Abstract

End of Induction Patient-reported Outcomes Predict Clinical Remission but Not Endoscopic Remission in Crohn's Disease

J Crohns Colitis. 2021 Jul 5;15(7):1114-1119. doi: 10.1093/ecco-jcc/jjaa242.

Emily C L Wong 1Elisa Buffone 2So Jeong Lee 1, Parambir S Dulai 3John K Marshall 1Walter Reinisch 4Neeraj Narula 1

 
     

Author information

  • 1Department of Medicine [Division of Gastroenterology] and Farncombe Family Digestive Health Research Institute, McMaster University, Hamilton ON, Canada.
  • 2Department of Medicine, McGill University, Montreal, QC, Canada.
  • 3Division of Gastroenterology, University of California San Diego, La Jolla, CA, USA.
  • 4Department of Internal Medicine III, Division of Gastroenterology and Hepatology, Medical University of Vienna, Vienna, Austria.

Abstract

Background and aims: It is unclear whether early symptom improvement in Crohn's disease [CD] provides any prognostic information for patients long-term. This paper aims to investigate the relationship between early patient-reported outcomes [PROs] after completion of induction of infliximab, and their relationship with long-term clinical remission [CR] and endoscopic remission [ER].

Methods: This post-hoc analysis [Clinicaltrials.gov: NCT02096861] used data from 220 CD patients to evaluate the relationship of Weeks 6 and 14 PRO variables and Week 54 clinical remission (Crohn's Disease Activity Index [CDAI <150), PRO2 remission (mean score abdominal pain [AP] ≤1 and stool frequency [SF] ≤1.5), and endoscopic remission (Simple Endoscopic Score-CD [SES-CD <3). Multivariable logistic regression models adjusted for confounders were used to assess the relationships between post-induction PROs and outcomes of interest.

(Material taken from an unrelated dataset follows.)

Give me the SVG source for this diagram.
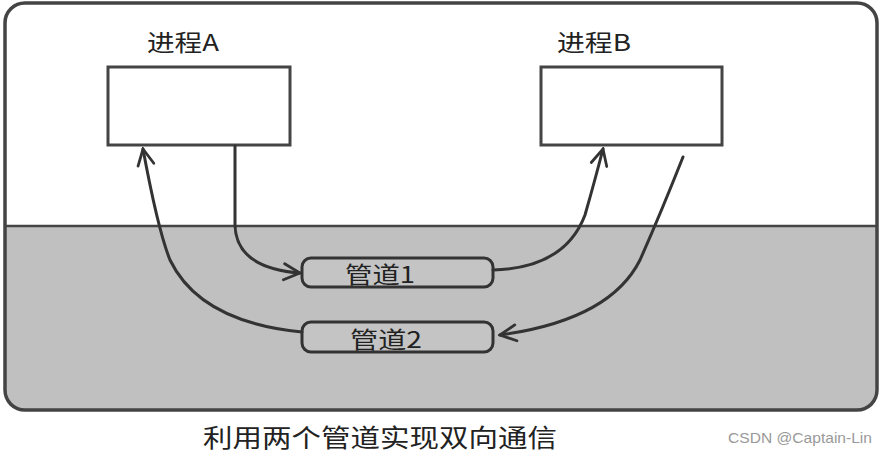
<svg xmlns="http://www.w3.org/2000/svg" width="886" height="455" viewBox="0 0 886 455">
<defs>
<style>
.box{fill:#fff;stroke:#444;stroke-width:3}
.pipe{fill:#c4c4c4;stroke:#333;stroke-width:3}
.lbl{font-family:"Noto Sans CJK SC","Liberation Serif",serif;font-size:23px;fill:#222}
.pl{font-family:"Noto Sans CJK SC","Liberation Serif",serif;font-size:23px;fill:#222}
.conn path{fill:none;stroke:#333;stroke-width:3;stroke-linecap:round}
</style>
<marker id="ah" viewBox="0 0 20 20" refX="18" refY="10" markerWidth="20" markerHeight="20" markerUnits="userSpaceOnUse" orient="auto">
<path d="M2,2 L18,10 L2,18" fill="none" stroke="#333" stroke-width="2.8" stroke-linecap="round"/>
</marker>
</defs>
<rect width="886" height="455" fill="#fff"/>
<g id="frame">
<path d="M5,226 L877,226 L877,392 Q877,410 859,410 L23,410 Q5,410 5,392 Z" fill="#c0c0c0"/>
<line x1="5" y1="226" x2="877" y2="226" stroke="#444" stroke-width="2.5"/>
<rect x="5" y="3" width="872" height="407" rx="20" fill="none" stroke="#444" stroke-width="3.5"/>
</g>
<g id="procA">
<rect class="box" x="108" y="67" width="182" height="78"/>
<text class="lbl" x="147" y="51" textLength="72" lengthAdjust="spacingAndGlyphs">进程A</text>
</g>
<g id="procB">
<rect class="box" x="541" y="67" width="181" height="78"/>
<text class="lbl" x="557" y="51" textLength="74" lengthAdjust="spacingAndGlyphs">进程B</text>
</g>
<g id="pipe1">
<rect class="pipe" x="302" y="258" width="191" height="29" rx="9"/>
<text class="pl" x="345" y="283" textLength="70" lengthAdjust="spacingAndGlyphs">管道1</text>
</g>
<g id="pipe2">
<rect class="pipe" x="302" y="322" width="191" height="30" rx="9"/>
<text class="pl" x="350" y="348" textLength="72" lengthAdjust="spacingAndGlyphs">管道2</text>
</g>
<g class="conn" id="connectors">
<path d="M235,146 L235,225 Q236,268 300,273" marker-end="url(#ah)"/>
<path d="M493,270 Q565,268 585,215 Q595,180 603,149" marker-end="url(#ah)"/>
<path d="M683,157 Q660,215 640,260 Q610,320 500,335" marker-end="url(#ah)"/>
<path d="M302,332 Q200,322 170,260 Q158,230 143,149" marker-end="url(#ah)"/>
</g>
<g id="caption">
<text x="203" y="447" font-family="'Noto Sans CJK SC',sans-serif" font-size="25" fill="#222" textLength="354" lengthAdjust="spacingAndGlyphs">利用两个管道实现双向通信</text>
<text x="728" y="443" font-family="'Liberation Sans',sans-serif" font-size="15" fill="#999" textLength="144" lengthAdjust="spacingAndGlyphs">CSDN @Captain-Lin</text>
</g>
</svg>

Results: Patients with moderate or severe AP after induction had reduced odds of achieving 1-year CR and PRO2 remission compared with those with mild AP (adjusted odds ratio [aOR] for CR 0.31, 95% confidence interval [CI] 0.17-0.57, p = 0.0002). Similarly, patients with moderately to severely elevated SF after induction had reduced odds of 1-year CR and PRO2 remission compared with patients with less SF [aOR for CR 0.31, 95% CI 0.16-0.58, p = 0.0003]. No significant differences were found when comparing higher Weeks 6 or 14 PRO scores of AP and/or SF with lower PRO scores in the odds of achieving 1-year ER.

Conclusions: Post-induction PROs of AP and SF strongly predict likelihood of 1-year CR but are not associated with 1-year ER. Clinical symptoms alone should not be relied upon when assessing response to therapies for CD.